God led Lance Burnett on a winding path to his dream job at Eastern Oklahoma State College (EOSC).
Burnett grew up in Wilburton, and after graduating from Wilburton High School, he earned his associate’s degree at EOSC. He finished his bachelor’s degree at East Central University in Ada.
After finishing college, Burnett was searching for God’s plan when an opportunity opened for him to serve as bivocational youth minister at Wilburton, First.
“I spent the next year and a half serving there, and then answered the call to go to Guymon, Grace Southern as youth minister,” Burnett said. “During my years in Guymon, God was at work in the direction and calling of what ministry would be coming my way. Soon after I came there, the church had a group of college students from Panhandle State visit the church. Several months later, the church asked if I minded adding college ministry to my responsibilities.”
Burnett said Baptist Collegiate Ministries (BCM) had always been a huge part of his life.
“As a middle school student, my mom was the secretary at the BCM at Eastern Oklahoma, and during the summers, I mowed the lawn there,” he recalled. “Then as a senior in high school, the BCM director at Eastern, Ron Driskill, invited me to be a part of the ministry there since there weren’t many high school students going to my church. Throughout my college career, my parents, when asked what I was majoring in, would answer ‘BCM.’ So college ministry came easy.”
After four years in Guymon, Burnett said he started feeling God was about to move him to another ministry.
“I desired to be closer to family but really didn’t have the desire to go back home,” Burnett said. “But God sure had a different plan. He sent me back to a ministry where I had dreamed of being. I never thought He would use me at Eastern BCM, which has been for more than 17 years now.”
Burnett said missions is a great part of the ministry of BCM. That is where he went on his first mission trip.
“I was able to go to Mexico with Eastern my sophomore year,” he remembered.
Burnett said at Eastern they try to give several opportunities to serve others.
“We do things like filling shoe boxes for Operation Christmas Child,” he said.” Then we take opportunities to serve some of our local churches in need. We also look for opportunities to serve in areas of Disaster Relief.”
He said there is always opportunities to go somewhere over Spring Break, and the past five or six years, they have gone with several other schools to Chicago.
“I try to give students opportunities to see that missions can be anywhere you go,” Burnett said. “It can be on the campus, it can be in the community in our state, or it can be somewhere abroad.”
Burnett said he shows students in leadership the importance of evangelism by going through the book The Fuel and the Flame by Steve Shadrach and Paul Worcester.

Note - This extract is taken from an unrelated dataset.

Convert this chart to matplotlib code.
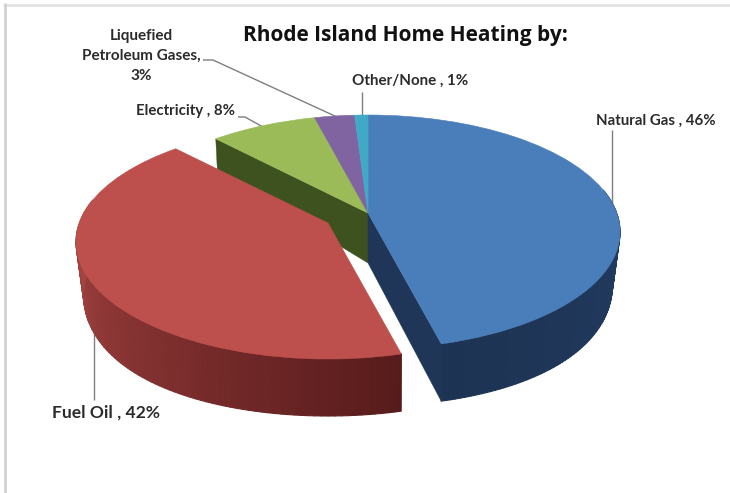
import numpy as np
import matplotlib
matplotlib.use("Agg")
import matplotlib.pyplot as plt
from matplotlib.collections import PolyCollection
from matplotlib.colors import to_rgb
from matplotlib.transforms import Transform

# ---- data
categories = ["Natural Gas", "Fuel Oil", "Electricity", "Liquefied Petroleum Gases", "Other/None"]
values = [46, 42, 8, 3, 1]
label_texts = ["Natural Gas , 46%", "Fuel Oil , 42%", "Electricity , 8%",
               "Liquefied\nPetroleum Gases,\n3%", "Other/None , 1%"]
colors = ["#4a7ebb", "#bd4f4c", "#9bbb59", "#8064a2", "#3fa9c6"]
title = "Rhode Island Home Heating by:"


class Disc(Transform):
    """Perspective view of the unit pie disc, in pixel units of the canvas axes.
    ex is the perspective used for x, e the one used for y; narrow > 0 pulls
    the far left/right of the disc in (used for the lower rim)."""
    input_dims = output_dims = 2

    def __init__(self, cx, cy, rx, ry, e, ex, narrow=0.0, dx=0.0, dy=0.0):
        super().__init__()
        self.p = (cx, cy, rx, ry, e, ex, narrow, dx, dy)

    def transform_non_affine(self, values):
        cx, cy, rx, ry, e, ex, narrow, dx, dy = self.p
        v = np.asarray(values, float)
        X = v[:, 0] * np.sqrt(1 - ex * ex) / (1 + ex * v[:, 1])
        Y = (v[:, 1] + e) / (1 + e * v[:, 1])
        X = X * (1 - narrow * X * X)
        return np.column_stack([cx + dx + rx * X, cy + dy - ry * Y])


fig = plt.figure(figsize=(7.30, 4.93), dpi=100, facecolor="white")
ax = fig.add_axes([0, 0, 1, 1])
wedges, _ = ax.pie(values, colors=colors, startangle=90, counterclock=False,
                   radius=1, wedgeprops=dict(linewidth=0))
ax.set_aspect("auto")
ax.set_xlim(0, 730)
ax.set_ylim(493, 0)
ax.set_axis_off()

TOP = (368, 232, 252, 117, 0.162, 0.162, 0.0)
BOT = (368, 273, 252, 133, 0.075, 0.162, 0.03)
EXPLODE = (-40, 10)


def pt(spec, theta, off=(0, 0)):
    t = np.radians(np.atleast_1d(theta))
    return Disc(*spec, *off).transform_non_affine(np.column_stack([np.cos(t), np.sin(t)]))


def origin(spec, off=(0, 0)):
    return Disc(*spec, *off).transform_non_affine(np.array([[0.0, 0.0]]))[0]


def side(theta_a, theta_b, c_a, c_b, off=(0, 0), z=2):
    th = np.linspace(theta_a, theta_b, 90)
    a, b = pt(TOP, th, off), pt(BOT, th, off)
    polys = [[a[i], a[i + 1], b[i + 1], b[i]] for i in range(len(th) - 1)]
    ca, cb = np.array(to_rgb(c_a)), np.array(to_rgb(c_b))
    cols = [ca + (cb - ca) * i / (len(polys) - 1) for i in range(len(polys))]
    ax.add_collection(PolyCollection(polys, facecolors=cols, edgecolors=cols,
                                     linewidths=0.8, zorder=z))


def cut_face(theta, color, z=1):
    q = np.array([origin(TOP), pt(TOP, theta)[0], pt(BOT, theta)[0], origin(BOT)])
    ax.fill(q[:, 0], q[:, 1], color=color, lw=0.3, zorder=z)


blue, red, green = wedges[0], wedges[1], wedges[2]
blue_lo = min(blue.theta1, blue.theta2)
red_lo = min(red.theta1, red.theta2)
red_hi = max(red.theta1, red.theta2)

cut_face(red_lo, "#3e5220", 1)           # electricity cut face
cut_face(blue_lo, "#1f3658", 1)          # natural gas cut face
side(blue_lo, 12, "#1d3353", "#223c62", z=2)
side(red_hi, -192, "#581b1b", "#b04a47", off=EXPLODE, z=2)

for i, w in enumerate(wedges):
    off = EXPLODE if i == 1 else (0, 0)
    w.set_transform(Disc(*TOP, *off) + ax.transData)
    w.set_zorder(4 if i == 1 else 3)
    w.set_edgecolor(colors[i])
    w.set_linewidth(0.4)

# ---- title and labels
FONT = "Lato"
TXT = "#2b2b2b"
ax.text(405, 35, title, ha="center", va="center", fontsize=15, fontweight="bold",
        family="Open Sans", color="#111111", zorder=6)
ax.text(656, 121, label_texts[0], ha="center", va="center", fontsize=10.8,
        fontweight="bold", family=FONT, color=TXT, zorder=6)
ax.text(106.5, 413, label_texts[1], ha="center", va="center", fontsize=12.6,
        fontweight="bold", family=FONT, color=TXT, zorder=6)
ax.text(185.5, 111, label_texts[2], ha="center", va="center", fontsize=10.8,
        fontweight="bold", family=FONT, color=TXT, zorder=6)
ax.text(141, 56, label_texts[3], ha="center", va="center", fontsize=11,
        fontweight="bold", family=FONT, color=TXT, linespacing=1.55, zorder=6)
ax.text(410, 81, label_texts[4], ha="center", va="center", fontsize=10.9,
        fontweight="bold", family=FONT, color=TXT, zorder=6)

# ---- leader lines (behind the pie where they meet it)
leaders = [([612, 612], [130, 205]),
           ([94, 94], [320, 400]),
           ([238, 245, 263], [117, 117, 127]),
           ([203, 213, 337], [60, 60, 117]),
           ([362, 362], [92, 117])]
for xs, ys in leaders:
    ax.plot(xs, ys, color="#7f7f7f", lw=1.0, zorder=0.5, solid_capstyle="butt")

# ---- faint frame of the source image
ax.plot([3, 730], [4.5, 4.5], color="#e2e2e2", lw=2, zorder=0, solid_capstyle="butt")
ax.plot([4.5, 4.5], [3, 493], color="#d2d2d2", lw=2, zorder=0, solid_capstyle="butt")

fig.savefig("out.png", dpi=100, facecolor="white")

“Around week four of the first semester,” he said, “I talk in our weekly worship how to share your faith through using the bridge method. The students see how easy it can be to share the love of Jesus through using one verse of Scripture. I have also seen multiple students get saved during this very intentional worship meeting. Then we try to share with other students weekly and encourage our leadership to share their faith weekly.”

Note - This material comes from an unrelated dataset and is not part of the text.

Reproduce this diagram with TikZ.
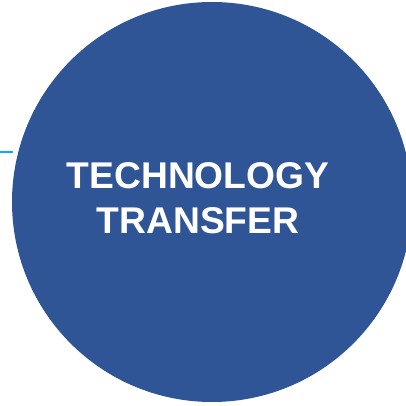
\documentclass[tikz,border=0pt]{standalone}
\usepackage{fontspec}
\setmainfont{Liberation Sans}
\definecolor{circblue}{HTML}{2F5597}
\definecolor{linecyan}{HTML}{00B0F0}
\begin{document}
\begin{tikzpicture}[x=1pt,y=1pt,
  disc/.style={circle, fill=circblue, minimum size=400pt, inner sep=0pt},
  title/.style={text=white, font=\bfseries\fontsize{37.2}{45}\selectfont, align=center}]
\useasboundingbox (0,0) rectangle (406,406);
\begin{scope}
\clip (0,0) rectangle (406,406);
\node[disc] (c) at (212,204) {};
\end{scope}
\coordinate (l0) at (0,254);
\coordinate (l1) at (13,254);
\draw[linecyan, line width=2pt] (l0) -- (l1);
\node[title] (t) at (198,208) {TECHNOLOGY\\TRANSFER};
\end{tikzpicture}
\end{document}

Burnett said being a minister at a small college can be enjoyable, but he has seen that every year is totally new.
“Most years, you feel like you are starting all over,” he admitted. “The great thing that doesn’t change as often is the faculty and staff. They help the ministry go by helping spread the word with the new students about all the things we offer.”
He said the BCM offers leadership opportunities, and by building leadership at the BCM, they also are building quality leaders on the campus.
“We have opportunities to make a difference in students from all over the world,” he emphasized. “Our student athletes come from big cities and small, all over the United State, and 15-20 come from all over the world. It is a true mission field.”
In addition to his duties at the BCM, Burnett teaches the youth at Wilburton, First on Wednesday nights, and helps coach his oldest daughter’s softball pitch team.
Burnett and his wife, Laramie, have been married 10 years. They have two daughters, Brinkley, their “social butterfly,” who is in the second grade, and Sawyer, a preschooler who loves school and playing with her puppy, Rip.